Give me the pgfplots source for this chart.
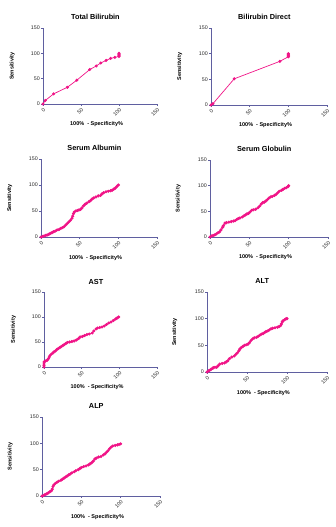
\documentclass[border=0pt]{standalone}
\usepackage{pgfplots}
\pgfplotsset{compat=1.18}
\usepackage{fontspec}
\setmainfont{Liberation Sans}

\definecolor{rocpink}{RGB}{240,20,135}
\definecolor{axiscol}{RGB}{95,95,160}
\definecolor{lblcol}{RGB}{40,40,40}

\pgfplotsset{
  roc/.style={
    scale only axis,
    anchor=south west,
    xmin=0, xmax=150, ymin=0, ymax=150,
    axis lines=left,
    axis line style={-, draw=axiscol, line width=0.6pt},
    xtick={0,50,100,150}, ytick={0,50,100,150},
    tick align=outside,
    major tick length=2pt,
    tick style={draw=axiscol, line width=0.5pt},
    ticklabel style={font=\fontsize{5.3}{6}\selectfont, text=lblcol},
    /pgf/number format/assume math mode=true,
    xticklabel style={rotate=45, anchor=north east, inner sep=1pt},
    yticklabel style={inner sep=1pt},
    clip=false,
    xlabel={100\%\ \ - Specificity\%},
    ylabel={Sensitivity},
    every axis title/.style={font=\bfseries\fontsize{7.3}{8}\selectfont,
      at={(axis description cs:0.46,1.14)}, anchor=center},
    xlabel style={font=\bfseries\fontsize{5.5}{6}\selectfont, inner sep=0pt,
      at={(axis description cs:0.47,-0.265)}, anchor=center},
    ylabel style={font=\bfseries\fontsize{5.5}{6}\selectfont, inner sep=0pt,
      at={(axis description cs:-0.27,0.5)}, anchor=center},
  },
  rocline/.style={color=rocpink, line width=0.7pt, mark=*, mark size=1.2pt,
    mark options={draw=rocpink, fill=rocpink}},
}

\begin{document}
\begin{tikzpicture}
\useasboundingbox (0pt,0pt) rectangle (335pt,-527pt);

% Total Bilirubin
\begin{axis}[roc, at={(43pt,-104pt)}, width=114pt, height=76pt, title={Total Bilirubin}]
\addplot[rocline] coordinates {
(0,0) (3,7) (14,20) (32,33) (44.5,47) (61.5,68) (70,75) (76,81) (83,86)
(89,90) (94.6,92) (100,94) (100,96) (100,98) (100,100)};
\end{axis}

% Bilirubin Direct
\begin{axis}[roc, at={(211pt,-105pt)}, width=116pt, height=77pt, title={Bilirubin Direct}]
\addplot[rocline] coordinates {
(0,0) (2.5,2.5) (30,51) (89,85) (100,94) (100,96) (100,98) (100,100)};
\end{axis}

% Serum Albumin
\begin{axis}[roc, at={(41pt,-237pt)}, width=116pt, height=78pt, title={Serum Albumin}]
\addplot[rocline] coordinates {
(0,0) (2,1) (4,2) (6,3) (8,4) (10,5) (12,7) (14,8) (16,10) (18,11)
(20,13) (22,14) (24,15) (26,17) (28,18) (30,20) (32,23) (34,26) (36,29)
(38,32) (40,36) (41,40) (42,45) (43,48) (45,50) (47,51) (49,52) (51,53)
(53,56) (55,60) (57,63) (59,65) (62,68) (64,70) (66,73) (68,75) (71,77)
(74,79) (77,80) (79,83) (81,85) (84,87) (87,88) (90,89) (92,90) (94,92)
(96,94) (98,97) (100,100)};
\end{axis}

% Serum Globulin
\begin{axis}[roc, at={(210pt,-237pt)}, width=118pt, height=77pt, title={Serum Globulin}]
\addplot[rocline] coordinates {
(0,0) (2,2) (4,3) (6,4) (8,6) (10,8) (12,10) (14,14) (16,19) (17,22)
(19,27) (21,28) (24,29) (27,30) (30,31) (32,32) (34,34) (36,36) (38,37)
(41,39) (43,41) (45,43) (47,45) (49,46) (51,49) (53,52) (55,53) (58,54)
(61,57) (63,60) (65,64) (67,67) (69,68) (71,70) (73,73) (75,76) (77,78)
(79,79) (82,81) (84,83) (86,86) (88,89) (91,91) (93,93) (95,95) (97,96)
(99,98) (100,100)};
\end{axis}

% AST
\begin{axis}[roc, at={(44pt,-367pt)}, width=113pt, height=75pt, title={AST}]
\addplot[rocline] coordinates {
(0,0) (0,3) (0,6) (0,10) (1,11) (2,12) (4,13) (5,15) (6,17) (7,20)
(8,23) (10,26) (12,28) (13,30) (15,32) (17,35) (19,37) (21,39) (23,41)
(25,43) (27,45) (29,47) (31,49) (34,50) (37,51) (40,52) (43,54) (46,57)
(48,60) (51,61) (54,63) (57,65) (60,66) (64,68) (66,72) (69,76) (71,78)
(74,79) (77,80) (80,82) (83,85) (86,88) (89,90) (92,93) (95,96) (97,98)
(99,100)};
\end{axis}

% ALT
\begin{axis}[roc, at={(207pt,-372pt)}, width=120pt, height=80pt, title={ALT}]
\addplot[rocline] coordinates {
(0,0) (2,2) (3,3) (5,5) (7,7) (8,8) (10,9) (12,9) (14,12) (16,15)
(19,16) (22,17) (24,19) (26,21) (28,25) (31,28) (34,30) (36,33) (38,36)
(40,40) (41,43) (43,46) (45,48) (47,50) (49,51) (51,52) (53,55) (55,59)
(57,62) (59,64) (62,65) (64,67) (66,69) (68,71) (70,72) (72,74) (74,76)
(76,77) (78,79) (80,81) (82,82) (85,83) (88,84) (90,85) (92,87) (93,90)
(94,94) (95,96) (97,98) (99,100) (100,100)};
\end{axis}

% ALP
\begin{axis}[roc, at={(42pt,-496pt)}, width=118pt, height=79pt, title={ALP}]
\addplot[rocline] coordinates {
(0,0) (2,1) (4,3) (6,4) (8,6) (10,8) (12,10) (13,13) (14,18) (15,21)
(17,24) (19,26) (21,28) (24,30) (26,32) (28,34) (30,36) (32,38) (34,40)
(36,42) (38,44) (41,46) (43,48) (46,50) (48,52) (50,54) (53,56) (56,57)
(59,59) (61,61) (63,63) (65,66) (67,70) (69,72) (72,74) (75,75) (78,78)
(80,80) (82,83) (84,86) (86,90) (88,93) (90,95) (93,96) (96,97) (98,98)
(100,99)};
\end{axis}
\end{tikzpicture}
\end{document}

* * *

- **Instruction**
Pictures are excluded; output everything else in the data verbatim.

- **Final answer**
Give me the pgfplots source for this chart.
\documentclass[border=0pt]{standalone}
\usepackage{pgfplots}
\pgfplotsset{compat=1.18}
\usepackage{fontspec}
\setmainfont{Liberation Sans}

\definecolor{rocpink}{RGB}{240,20,135}
\definecolor{axiscol}{RGB}{95,95,160}
\definecolor{lblcol}{RGB}{40,40,40}

\pgfplotsset{
  roc/.style={
    scale only axis,
    anchor=south west,
    xmin=0, xmax=150, ymin=0, ymax=150,
    axis lines=left,
    axis line style={-, draw=axiscol, line width=0.6pt},
    xtick={0,50,100,150}, ytick={0,50,100,150},
    tick align=outside,
    major tick length=2pt,
    tick style={draw=axiscol, line width=0.5pt},
    ticklabel style={font=\fontsize{5.3}{6}\selectfont, text=lblcol},
    /pgf/number format/assume math mode=true,
    xticklabel style={rotate=45, anchor=north east, inner sep=1pt},
    yticklabel style={inner sep=1pt},
    clip=false,
    xlabel={100\%\ \ - Specificity\%},
    ylabel={Sensitivity},
    every axis title/.style={font=\bfseries\fontsize{7.3}{8}\selectfont,
      at={(axis description cs:0.46,1.14)}, anchor=center},
    xlabel style={font=\bfseries\fontsize{5.5}{6}\selectfont, inner sep=0pt,
      at={(axis description cs:0.47,-0.265)}, anchor=center},
    ylabel style={font=\bfseries\fontsize{5.5}{6}\selectfont, inner sep=0pt,
      at={(axis description cs:-0.27,0.5)}, anchor=center},
  },
  rocline/.style={color=rocpink, line width=0.7pt, mark=*, mark size=1.2pt,
    mark options={draw=rocpink, fill=rocpink}},
}

\begin{document}
\begin{tikzpicture}
\useasboundingbox (0pt,0pt) rectangle (335pt,-527pt);

% Total Bilirubin
\begin{axis}[roc, at={(43pt,-104pt)}, width=114pt, height=76pt, title={Total Bilirubin}]
\addplot[rocline] coordinates {
(0,0) (3,7) (14,20) (32,33) (44.5,47) (61.5,68) (70,75) (76,81) (83,86)
(89,90) (94.6,92) (100,94) (100,96) (100,98) (100,100)};
\end{axis}

% Bilirubin Direct
\begin{axis}[roc, at={(211pt,-105pt)}, width=116pt, height=77pt, title={Bilirubin Direct}]
\addplot[rocline] coordinates {
(0,0) (2.5,2.5) (30,51) (89,85) (100,94) (100,96) (100,98) (100,100)};
\end{axis}

% Serum Albumin
\begin{axis}[roc, at={(41pt,-237pt)}, width=116pt, height=78pt, title={Serum Albumin}]
\addplot[rocline] coordinates {
(0,0) (2,1) (4,2) (6,3) (8,4) (10,5) (12,7) (14,8) (16,10) (18,11)
(20,13) (22,14) (24,15) (26,17) (28,18) (30,20) (32,23) (34,26) (36,29)
(38,32) (40,36) (41,40) (42,45) (43,48) (45,50) (47,51) (49,52) (51,53)
(53,56) (55,60) (57,63) (59,65) (62,68) (64,70) (66,73) (68,75) (71,77)
(74,79) (77,80) (79,83) (81,85) (84,87) (87,88) (90,89) (92,90) (94,92)
(96,94) (98,97) (100,100)};
\end{axis}

% Serum Globulin
\begin{axis}[roc, at={(210pt,-237pt)}, width=118pt, height=77pt, title={Serum Globulin}]
\addplot[rocline] coordinates {
(0,0) (2,2) (4,3) (6,4) (8,6) (10,8) (12,10) (14,14) (16,19) (17,22)
(19,27) (21,28) (24,29) (27,30) (30,31) (32,32) (34,34) (36,36) (38,37)
(41,39) (43,41) (45,43) (47,45) (49,46) (51,49) (53,52) (55,53) (58,54)
(61,57) (63,60) (65,64) (67,67) (69,68) (71,70) (73,73) (75,76) (77,78)
(79,79) (82,81) (84,83) (86,86) (88,89) (91,91) (93,93) (95,95) (97,96)
(99,98) (100,100)};
\end{axis}

% AST
\begin{axis}[roc, at={(44pt,-367pt)}, width=113pt, height=75pt, title={AST}]
\addplot[rocline] coordinates {
(0,0) (0,3) (0,6) (0,10) (1,11) (2,12) (4,13) (5,15) (6,17) (7,20)
(8,23) (10,26) (12,28) (13,30) (15,32) (17,35) (19,37) (21,39) (23,41)
(25,43) (27,45) (29,47) (31,49) (34,50) (37,51) (40,52) (43,54) (46,57)
(48,60) (51,61) (54,63) (57,65) (60,66) (64,68) (66,72) (69,76) (71,78)
(74,79) (77,80) (80,82) (83,85) (86,88) (89,90) (92,93) (95,96) (97,98)
(99,100)};
\end{axis}

% ALT
\begin{axis}[roc, at={(207pt,-372pt)}, width=120pt, height=80pt, title={ALT}]
\addplot[rocline] coordinates {
(0,0) (2,2) (3,3) (5,5) (7,7) (8,8) (10,9) (12,9) (14,12) (16,15)
(19,16) (22,17) (24,19) (26,21) (28,25) (31,28) (34,30) (36,33) (38,36)
(40,40) (41,43) (43,46) (45,48) (47,50) (49,51) (51,52) (53,55) (55,59)
(57,62) (59,64) (62,65) (64,67) (66,69) (68,71) (70,72) (72,74) (74,76)
(76,77) (78,79) (80,81) (82,82) (85,83) (88,84) (90,85) (92,87) (93,90)
(94,94) (95,96) (97,98) (99,100) (100,100)};
\end{axis}

% ALP
\begin{axis}[roc, at={(42pt,-496pt)}, width=118pt, height=79pt, title={ALP}]
\addplot[rocline] coordinates {
(0,0) (2,1) (4,3) (6,4) (8,6) (10,8) (12,10) (13,13) (14,18) (15,21)
(17,24) (19,26) (21,28) (24,30) (26,32) (28,34) (30,36) (32,38) (34,40)
(36,42) (38,44) (41,46) (43,48) (46,50) (48,52) (50,54) (53,56) (56,57)
(59,59) (61,61) (63,63) (65,66) (67,70) (69,72) (72,74) (75,75) (78,78)
(80,80) (82,83) (84,86) (86,90) (88,93) (90,95) (93,96) (96,97) (98,98)
(100,99)};
\end{axis}
\end{tikzpicture}
\end{document}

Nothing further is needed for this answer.